Haiti’s Team Zaryen stopped at Walter Reed National Military Medical Center (WRNMMC), at Bethesda on October 17, as part of the Haitian Inspiration Tour, to give a demonstration and amputee soccer clinic to wounded warriors.
Haiti’s Team Zaryen stopped at Walter Reed National Military Medical Center (WRNMMC), at Bethesda on October 17, as part of the Haitian Inspiration Tour, to give a demonstration and amputee soccer clinic to wounded warriors.
The team is comprised of players who lost limbs after the devastating 7.0 magnitude earthquake struck Haiti in January 2010. They visited WRNMMC to thank the health care providers who were part of USNS Comfort mission off the coast of Haiti that provided medical treatment following the earthquake.
Rear Adm. Alton L. Stocks, WRNMMC commander, was U.S. Fleet Forces fleet surgeon. He deployed as the Joint Task Force Haiti surgeon at the time of the earthquake, and responsible for the U.S. military’s medical response.

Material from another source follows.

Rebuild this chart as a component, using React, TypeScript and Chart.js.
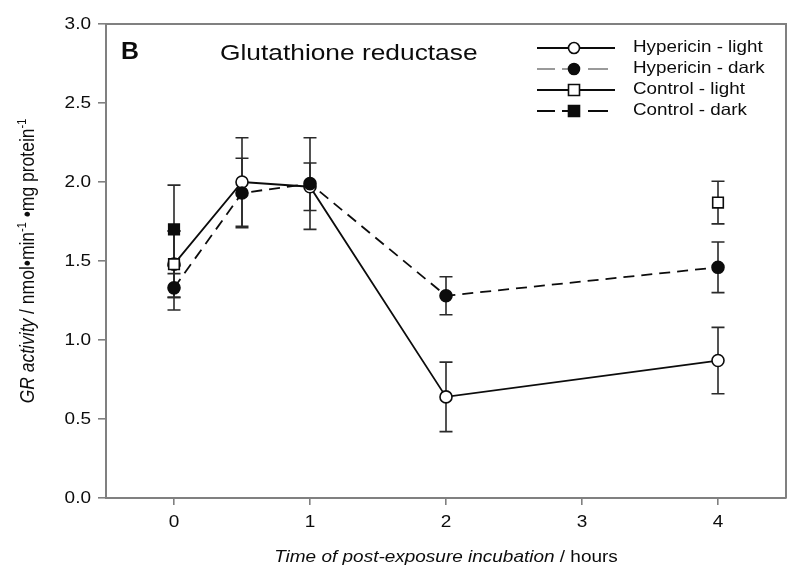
import React, { useEffect, useRef } from "react";
import { Chart, registerables } from "chart.js";

Chart.register(...registerables);

// ---- data ----
const timeHours = [0, 0.5, 1, 2, 4];
const hypericinLight = [1.48, 2.0, 1.97, 0.64, 0.87];
const hypericinLightErr = [0.21, 0.28, 0.15, 0.22, 0.21];
const hypericinDark = [1.33, 1.93, 1.99, 1.28, 1.46];
const hypericinDarkErr = [0.14, 0.22, 0.29, 0.12, 0.16];
const controlLightTime = [0, 4];
const controlLight = [1.48, 1.87];
const controlLightErr = [0.21, 0.135];
const controlDarkTime = [0];
const controlDark = [1.7];
const controlDarkErr = [0.28];
const xTickValues = [0, 1, 2, 3, 4];
const yTickValues = [0, 0.5, 1, 1.5, 2, 2.5, 3];
const seriesLabels = ["Hypericin - light", "Hypericin - dark", "Control - light", "Control - dark"];
const panelLetter = "B";
const chartTitle = "Glutathione reductase";
const xTitleItalic = "Time of post-exposure incubation";
const xTitleRest = " / hours";

const FONT = "'Liberation Sans', Arial, sans-serif";
const INK = "#0c0c0c";
const FRAME = "#808080";

function pts(xs: number[], ys: number[]) {
  return xs.map((x, i) => ({ x, y: ys[i] }));
}

function stretchedText(
  ctx: CanvasRenderingContext2D,
  text: string,
  x: number,
  y: number,
  font: string,
  align: CanvasTextAlign,
  baseline: CanvasTextBaseline,
  sx: number
) {
  ctx.save();
  ctx.translate(x, y);
  ctx.scale(sx, 1);
  ctx.font = font;
  ctx.textAlign = align;
  ctx.textBaseline = baseline;
  ctx.fillStyle = INK;
  ctx.fillText(text, 0, 0);
  ctx.restore();
}

const errorBarPlugin = {
  id: "errorBars",
  beforeDatasetsDraw(chart: any) {
    const ctx = chart.ctx;
    const xs = chart.scales.x;
    const ys = chart.scales.y;
    ctx.save();
    ctx.strokeStyle = "#2a2a2a";
    ctx.lineWidth = 1.6;
    chart.data.datasets.forEach((ds: any) => {
      const errs: number[] = ds.errors || [];
      ds.data.forEach((p: any, i: number) => {
        const e = errs[i];
        if (e == null) return;
        const px = xs.getPixelForValue(p.x);
        const top = ys.getPixelForValue(p.y + e);
        const bot = ys.getPixelForValue(p.y - e);
        const cap = 6.5;
        ctx.beginPath();
        ctx.moveTo(px, top);
        ctx.lineTo(px, bot);
        ctx.moveTo(px - cap, top);
        ctx.lineTo(px + cap, top);
        ctx.moveTo(px - cap, bot);
        ctx.lineTo(px + cap, bot);
        ctx.stroke();
      });
    });
    ctx.restore();
  },
};

const decorPlugin = {
  id: "decor",
  afterDraw(chart: any) {
    const ctx: CanvasRenderingContext2D = chart.ctx;
    const area = chart.chartArea;
    const xs = chart.scales.x;
    const ys = chart.scales.y;

    // top & right frame
    ctx.save();
    ctx.strokeStyle = FRAME;
    ctx.lineWidth = 2;
    ctx.beginPath();
    ctx.moveTo(area.left, area.top);
    ctx.lineTo(area.right, area.top);
    ctx.lineTo(area.right, area.bottom);
    ctx.stroke();
    ctx.restore();

    // tick labels
    const tickFont = `16.5px ${FONT}`;
    ys.ticks.forEach((t: any) => {
      stretchedText(ctx, t.value.toFixed(1), area.left - 15, ys.getPixelForValue(t.value), tickFont, "right", "middle", 1.15);
    });
    xs.ticks.forEach((t: any) => {
      stretchedText(ctx, String(t.value), xs.getPixelForValue(t.value), area.bottom + 24, tickFont, "center", "middle", 1.15);
    });

    // panel letter and title
    stretchedText(ctx, panelLetter, area.left + 15, area.top + 35, `bold 23px ${FONT}`, "left", "alphabetic", 1.08);
    stretchedText(ctx, chartTitle, area.left + 114, area.top + 36, `22.5px ${FONT}`, "left", "alphabetic", 1.17);

    // x axis title
    {
      const sx = 1.15;
      const fI = `italic 16.5px ${FONT}`;
      const fN = `16.5px ${FONT}`;
      ctx.save();
      ctx.font = fI;
      const w1 = ctx.measureText(xTitleItalic).width;
      ctx.font = fN;
      const w2 = ctx.measureText(xTitleRest).width;
      const total = (w1 + w2) * sx;
      const cx = (area.left + area.right) / 2;
      const start = cx - total / 2;
      ctx.restore();
      stretchedText(ctx, xTitleItalic, start, 562, fI, "left", "alphabetic", sx);
      stretchedText(ctx, xTitleRest, start + w1 * sx, 562, fN, "left", "alphabetic", sx);
    }

    // y axis title (rotated, mixed styles)
    {
      const segs = [
        { t: "GR activity", f: `italic 17.5px ${FONT}`, sup: false },
        { t: " / nmol\u2022min", f: `17.5px ${FONT}`, sup: false },
        { t: "-1", f: `11px ${FONT}`, sup: true },
        { t: " \u2022mg protein", f: `17.5px ${FONT}`, sup: false },
        { t: "-1", f: `11px ${FONT}`, sup: true },
      ];
      ctx.save();
      const widths = segs.map((s) => {
        ctx.font = s.f;
        return ctx.measureText(s.t).width;
      });
      const total = widths.reduce((a, b) => a + b, 0);
      ctx.translate(27, (area.top + area.bottom) / 2);
      ctx.scale(1.15, 1);
      ctx.rotate(-Math.PI / 2);
      ctx.fillStyle = INK;
      ctx.textAlign = "left";
      ctx.textBaseline = "alphabetic";
      let x = -total / 2;
      segs.forEach((s, i) => {
        ctx.font = s.f;
        ctx.fillText(s.t, x, s.sup ? -1 : 6);
        x += widths[i];
      });
      ctx.restore();
    }

    // legend
    {
      const rows = [48, 69, 90, 111];
      const x0 = 537;
      const x1 = 615;
      const mx = 574;
      const legendStyles = [
        { dashed: false, color: INK, marker: "circle", fill: "#fff" },
        { dashed: true, color: "#9a9a9a", marker: "circle", fill: INK },
        { dashed: false, color: INK, marker: "rect", fill: "#fff" },
        { dashed: true, color: INK, marker: "rect", fill: INK },
      ];
      legendStyles.forEach((st, i) => {
        const y = rows[i];
        ctx.save();
        ctx.strokeStyle = st.color;
        ctx.lineWidth = 2;
        ctx.beginPath();
        if (st.dashed) {
          ctx.moveTo(x0, y);
          ctx.lineTo(x0 + 18, y);
          ctx.moveTo(x0 + 25, y);
          ctx.lineTo(mx, y);
          ctx.moveTo(mx + 14, y);
          ctx.lineTo(x1 - 7, y);
        } else {
          ctx.moveTo(x0, y);
          ctx.lineTo(x1, y);
        }
        ctx.stroke();
        ctx.strokeStyle = INK;
        ctx.lineWidth = 1.6;
        ctx.fillStyle = st.fill;
        ctx.beginPath();
        if (st.marker === "circle") {
          ctx.arc(mx, y, 5.5, 0, Math.PI * 2);
        } else {
          ctx.rect(mx - 5.5, y - 5.5, 11, 11);
        }
        ctx.fill();
        ctx.stroke();
        ctx.restore();
        stretchedText(ctx, seriesLabels[i], 633, y - 1, `16.5px ${FONT}`, "left", "middle", 1.14);
      });
    }
  },
};

export default function App() {
  const canvasRef = useRef<HTMLCanvasElement | null>(null);

  useEffect(() => {
    document.body.style.margin = "0";
    const canvas = canvasRef.current;
    if (!canvas) return;

    const chart = new Chart(canvas, {
      type: "scatter",
      data: {
        datasets: [
          {
            label: seriesLabels[0],
            data: pts(timeHours, hypericinLight),
            errors: hypericinLightErr,
            showLine: true,
            borderColor: INK,
            borderWidth: 1.8,
            pointStyle: "circle",
            pointRadius: 6,
            pointBackgroundColor: "#fff",
            pointBorderColor: INK,
            pointBorderWidth: 1.6,
            order: 3,
          } as any,
          {
            label: seriesLabels[1],
            data: pts(timeHours, hypericinDark),
            errors: hypericinDarkErr,
            showLine: true,
            borderColor: INK,
            borderWidth: 1.8,
            borderDash: [11, 7],
            pointStyle: "circle",
            pointRadius: 6,
            pointBackgroundColor: INK,
            pointBorderColor: INK,
            pointBorderWidth: 1.6,
            order: 2,
          } as any,
          {
            label: seriesLabels[2],
            data: pts(controlLightTime, controlLight),
            errors: controlLightErr,
            showLine: false,
            borderColor: INK,
            pointStyle: "rect",
            pointRadius: 7.5,
            pointBackgroundColor: "#fff",
            pointBorderColor: INK,
            pointBorderWidth: 1.6,
            order: 1,
          } as any,
          {
            label: seriesLabels[3],
            data: pts(controlDarkTime, controlDark),
            errors: controlDarkErr,
            showLine: false,
            borderColor: INK,
            pointStyle: "rect",
            pointRadius: 7.5,
            pointBackgroundColor: INK,
            pointBorderColor: INK,
            pointBorderWidth: 1.6,
            order: 0,
          } as any,
        ],
      },
      options: {
        responsive: false,
        animation: false,
        devicePixelRatio: 1,
        layout: { padding: { top: 24, right: 14, left: 0, bottom: 0 } },
        plugins: {
          legend: { display: false },
          tooltip: { enabled: false },
          title: { display: false },
        },
        scales: {
          x: {
            type: "linear",
            min: -0.5,
            max: 4.5,
            afterBuildTicks: (s: any) => {
              s.ticks = xTickValues.map((v) => ({ value: v }));
            },
            afterFit: (s: any) => {
              s.height = 78;
            },
            ticks: { display: false },
            grid: { drawOnChartArea: false, drawTicks: true, tickLength: 7, color: FRAME, lineWidth: 1.6 },
            border: { display: true, color: FRAME, width: 2 },
          },
          y: {
            type: "linear",
            min: 0,
            max: 3,
            afterBuildTicks: (s: any) => {
              s.ticks = yTickValues.map((v) => ({ value: v }));
            },
            afterFit: (s: any) => {
              s.width = 106;
            },
            ticks: { display: false },
            grid: { drawOnChartArea: false, drawTicks: true, tickLength: 8, color: FRAME, lineWidth: 1.6 },
            border: { display: true, color: FRAME, width: 2 },
          },
        },
      } as any,
      plugins: [errorBarPlugin, decorPlugin],
    });

    return () => chart.destroy();
  }, []);

  return (
    <div style={{ width: 800, height: 576, background: "#fff" }}>
      <canvas ref={canvasRef} width={800} height={576} style={{ display: "block" }} />
    </div>
  );
}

The toll the earthquake took on people was “horrific,” and the scale of destruction in the country was “indescribable,” he said, adding, having Team Zaryen visit WRNMMC is incredible.
“America has a longstanding relationship with Haiti [and] when that earthquake happened, we took it personally as well as professionally to go there and help. It does my heart good to see these young men and women here being able to participate in an athletic event such as this.”
He said the earthquake overwhelmed Haiti’s health care system, but since then, the United States has been working closely with Haiti on amputee and rehabilitation care.
“That’s been a positive learning experience for the nation,” said Stocks.
The Knights of Columbus and Project Medishare sponsors Team Zaryen, which began as the dream of one of its players, Wilfrid Macena.
After Macena was fitted with his prosthetic limb in April 2010, he began running and kicking a soccer ball. In September 2010, he along with Cedieu Fortilus helped form the soccer team of amputee patients as a way of encouraging others in similar situations. They named themselves ‘Zaryen’, which is Creole for tarantula, because the tarantula is known to keep attacking despite its wounds. The team’s logo is a spider with a missing leg. The team plays on crutches, because it is required by amputee soccer to level the playing field between different levels of amputation.
“Today, in my heart, is the best day [because I’m] able to come here and say, ‘thank you’ to the military for their efforts in Haiti,” Macena said. He added that Team Zaryen members are also teaching young amputees in Haiti to play soccer.
Macena is now a Project Medishare’s prosthetic technician in training.
During their visit to WRNMMC, Jason Miller, the physical therapist and director of rehabilitation for Project Medishare, said this was Team Zaryen’s attempt “to give back a little” of what the U.S. military provided the Haitians following the 2010 earthquake.